# code a round help



## cyndiann (Jan 12, 2012)

I don't know why this one should be so hard.  I can't seem to find a diagnosis code that fits.  Maybe I am in the wrong business.  The one procedure code that was accepted is 49204.  I believe that the lysis of adhesions would be included in that, but they don't tell you whether you are missing a diagnosis code or a cpt code.  I am totally stumped and frustrated.

OPERATIVE REPORT
DATE OF OPERATION: March 10, 2010
PREOPERATIVE DIAGNOSIS: Pelvic mass and adhesions
POSTOPERATIVE DIAGNOSIS: Pelvic mass and adhesions
OPERATIVE FINDINGS: A 4 x 6 cm cystic structure present in the posterior cul-de-sac. Multiple small bowel and large bowel adhesions to the anterior peritoneum.
OPERATION: The patient is carried to the operating room and she is placed in a supine position. After adequate level of anesthesia obtained, prepped and draped in usual manner for vaginal and abdominal surgery in the supine position. _____ opened her by a midline vertical incision through the fascia and bowel was sharply dissected free by him without difficulty Once the bowel was resected off the anterior peritoneal wall, I was able to get into the cul-de-sac area without difficulty and the cystic structure was identified This was away from the ureters, pretty much just right of midline. The area was localized and cyst was elevated and excised without difficulty. Once this was done, there was some bleeding that was present and a couple of 2-0 silks were placed to control hemostasis, as well as utilizing the Bovie. Once hemostasis was noted, Surgical was placed across the surgical site and the area was closed with the anterior fascial layer closed with 0 Maxon in a running fashion. Skin was reapproximated using a 4-0 PDS in a subcuticular fashion. The patient tolerated the procedure without difficulty.
ESTIMATED BLOOD LOSS: Approximately 20 cc
PACKS AND DRAINS: Foley catheter. Sponge count was correct x2


----------



## RonMcK3 (Jan 12, 2012)

*HIPPA Reminder*

Please remember scrub notes before posting; remove any and all references to patient's name, physicians' names and other identifying information.

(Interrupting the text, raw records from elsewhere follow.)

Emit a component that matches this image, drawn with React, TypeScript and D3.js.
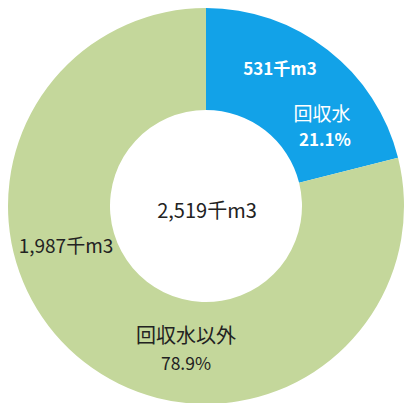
import { useEffect, useRef } from "react"
import * as d3 from "d3"

const categories = ["回収水", "回収水以外"]
const values = [531, 1987]
const volumeLabels = ["531千m3", "1,987千m3"]
const percentLabels = ["21.1%", "78.9%"]
const totalLabel = "2,519千m3"
const colors = ["#12a2e8", "#c4d79b"]

export default function App() {
  const svgRef = useRef<SVGSVGElement>(null)

  useEffect(() => {
    if (!svgRef.current) return
    const width = 404
    const height = 403
    const cx = 206
    const cy = 206
    const outerR = 198
    const innerR = 96
    const font = "'Noto Sans CJK JP', 'Noto Sans', sans-serif"

    const svg = d3.select(svgRef.current)
    svg.selectAll("*").remove()
    svg.attr("width", width).attr("height", height)

    const g = svg.append("g").attr("transform", `translate(${cx},${cy})`)

    const pie = d3.pie<number>().sort(null).value((d) => d)
    const arc = d3.arc<d3.PieArcDatum<number>>().innerRadius(innerR).outerRadius(outerR)
    const arcs = pie(values)

    g.selectAll("path")
      .data(arcs)
      .enter()
      .append("path")
      .attr("d", arc)
      .attr("fill", (_, i) => colors[i])

    const label = (x: number, y: number, text: string, size: number, fill: string, bold = false) =>
      g.append("text")
        .attr("x", x)
        .attr("y", y)
        .attr("text-anchor", "middle")
        .attr("font-family", font)
        .attr("font-weight", bold ? "bold" : "normal")
        .attr("font-size", size)
        .attr("fill", fill)
        .text(text)

    // blue slice labels
    label(74, -131, volumeLabels[0], 17, "#fff", true)
    label(116, -85, categories[0], 19, "#fff")
    label(119, -60, percentLabels[0], 17, "#fff", true)

    // green slice labels
    label(-140, 47, volumeLabels[1], 19, "#222")
    label(-20, 137, categories[1], 20, "#222")
    label(-20, 164, percentLabels[1], 17.5, "#222")

    // total in centre
    label(1, 12, totalLabel, 20, "#222")
  }, [])

  return (
    <svg
      ref={svgRef}
      style={{ position: "absolute", left: 0, top: 0, background: "#fff" }}
    />
  )
}
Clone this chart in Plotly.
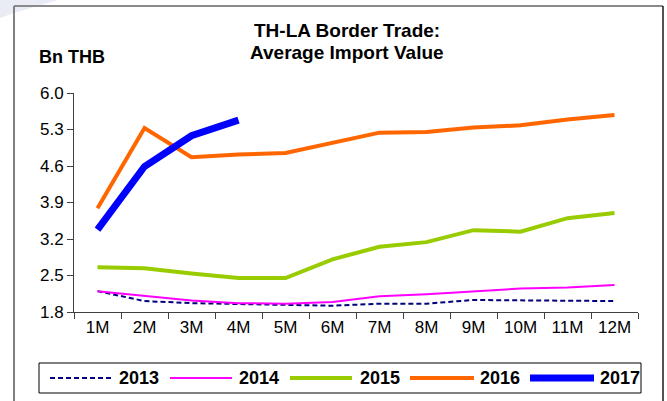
import plotly.graph_objects as go

# Average monthly import value, TH-LA border trade (Bn THB)
months = ["1M", "2M", "3M", "4M", "5M", "6M", "7M", "8M", "9M", "10M", "11M", "12M"]
y2013 = [2.20, 2.01, 1.97, 1.95, 1.94, 1.92, 1.96, 1.96, 2.03, 2.02, 2.01, 2.01]
y2014 = [2.20, 2.11, 2.02, 1.97, 1.96, 1.99, 2.10, 2.14, 2.19, 2.25, 2.27, 2.32]
y2015 = [2.66, 2.64, 2.54, 2.45, 2.45, 2.81, 3.05, 3.14, 3.37, 3.34, 3.60, 3.70]
y2016 = [3.79, 5.33, 4.77, 4.82, 4.85, 5.05, 5.24, 5.25, 5.34, 5.38, 5.49, 5.58]
y2017 = [3.38, 4.59, 5.18, 5.48]
y_ticks = [1.8, 2.5, 3.2, 3.9, 4.6, 5.3, 6.0]

W, H = 667, 401
ML, MR, MT, MB = 74, 29, 93, 89
PW, PH = W - ML - MR, H - MT - MB
FONT = "Liberation Sans, Arial, sans-serif"


def px(x):
    return (x - ML) / PW


def py(y):
    return (H - MB - y) / PH


series = [
    ("2013", y2013, dict(color="#000080", width=2, dash="5px,3px")),
    ("2014", y2014, dict(color="#FF00FF", width=2)),
    ("2015", y2015, dict(color="#99CC00", width=4)),
    ("2016", y2016, dict(color="#FF6600", width=4)),
    ("2017", y2017, dict(color="#0000FF", width=7)),
]

fig = go.Figure()
for name, vals, line in series:
    fig.add_trace(go.Scatter(
        x=months[:len(vals)], y=vals, mode="lines", name=name,
        line=dict(shape="linear", **line), showlegend=False,
    ))

shapes = []
annotations = []

# faint corner decoration behind the frame
shapes.append(dict(type="path", xref="paper", yref="paper", layer="below",
                   path="M %f,%f L %f,%f L %f,%f L %f,%f Z" % (px(0), py(0), px(58), py(0),
                                                           px(14), py(13), px(0), py(18)),
                   fillcolor="#E9ECF4", line=dict(width=0)))

# outer chart frame
shapes += [
    dict(type="line", xref="paper", yref="paper", x0=px(14), x1=px(663), y0=py(6), y1=py(6),
         line=dict(color="#8a8a8a", width=2)),
    dict(type="line", xref="paper", yref="paper", x0=px(14), x1=px(14), y0=py(6), y1=py(405),
         line=dict(color="#808080", width=2)),
    dict(type="line", xref="paper", yref="paper", x0=px(663), x1=px(663), y0=py(6), y1=py(405),
         line=dict(color="#1a1a1a", width=1.5)),
]

# legend box and entries
shapes.append(dict(type="rect", xref="paper", yref="paper", x0=px(39), x1=px(641), y0=py(363), y1=py(393),
                   line=dict(color="#000000", width=1), fillcolor="rgba(0,0,0,0)"))
legend_x = [(50, 111, 139), (170, 232, 259), (290, 352, 380), (410, 474, 500), (530, 594, 620)]
for (name, vals, line), (lx0, lx1, tx) in zip(series, legend_x):
    shapes.append(dict(type="line", xref="paper", yref="paper", x0=px(lx0), x1=px(lx1),
                       y0=py(378), y1=py(378), line=line))
    annotations.append(dict(text="<b>%s</b>" % name, xref="paper", yref="paper", x=px(tx), y=py(378),
                            xanchor="center", yanchor="middle", showarrow=False,
                            font=dict(family=FONT, size=18, color="#000000")))

# titles
annotations += [
    dict(text="<b>TH-LA Border Trade:</b>", xref="paper", yref="paper", x=px(347), y=py(31),
         xanchor="center", yanchor="middle", showarrow=False, font=dict(family=FONT, size=19, color="#000")),
    dict(text="<b>Average Import Value</b>", xref="paper", yref="paper", x=px(347), y=py(52),
         xanchor="center", yanchor="middle", showarrow=False, font=dict(family=FONT, size=19, color="#000")),
    dict(text="<b>Bn THB</b>", xref="paper", yref="paper", x=px(37), y=py(57),
         xanchor="left", yanchor="middle", showarrow=False, font=dict(family=FONT, size=18, color="#000")),
]

fig.update_layout(
    width=W, height=H,
    margin=dict(l=ML, r=MR, t=MT, b=MB, pad=0),
    paper_bgcolor="white", plot_bgcolor="white",
    showlegend=False,
    shapes=shapes, annotations=annotations,
    font=dict(family=FONT, size=17, color="#000"),
)
fig.update_xaxes(
    type="category", categoryorder="array", categoryarray=months,
    range=[-0.5, len(months) - 0.5],
    showline=True, linecolor="#404040", linewidth=1,
    ticks="outside", tickson="boundaries", ticklen=6, tickcolor="#404040",
    showgrid=False, zeroline=False, tickfont=dict(family=FONT, size=17, color="#000"),
)
fig.update_yaxes(
    range=[1.8, 6.0], tickmode="array", tickvals=y_ticks, ticktext=["%.1f" % v for v in y_ticks],
    showline=True, linecolor="#404040", linewidth=1,
    ticks="outside", ticklen=6, tickcolor="#404040",
    showgrid=False, zeroline=False, tickfont=dict(family=FONT, size=17, color="#000"),
)

fig.write_html("out.html")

Please edit this Op Note if the system will still allow you to do so.

Thanks,


----------



## RonMcK3 (Jan 12, 2012)

*What codes have you tried?*

What is (are) your Dx code(s)?

Thanks,


----------



## cyndiann (Jan 13, 2012)

That is my problem.  I can't find a diagnosis code that fits.  I am either missing something, or .....


----------



## RonMcK3 (Jan 13, 2012)

*Dx code(s)*

How about the following?

789.39 Abdominal or pelvic swelling, mass, or lump
...[9 = other specified site] since the location of the posterior cul-de-sac is not identified by 5th digit options 0-7.

586.0 Peritoneal adhesions


----------



## cyndiann (Jan 16, 2012)

I have tried both of those.  Does anyone know of a way to get the answers?  I would be more than willing to sacrifice my $10.00 and my 1 CEU just to know what they are looking for.  I have noticed that quite a few people have the same problems.  Is there an avenue to persue?


----------



## Anastasia (Jan 19, 2012)

I've had similar issues with the ASC code around. I just kept going back to the op report and trying different codes and eventually find it. They haven't been the codes I would have used so maybe if you think outside the box you'll find it. Sometimes you just have to stop for awhile and go back to it. good luck.


----------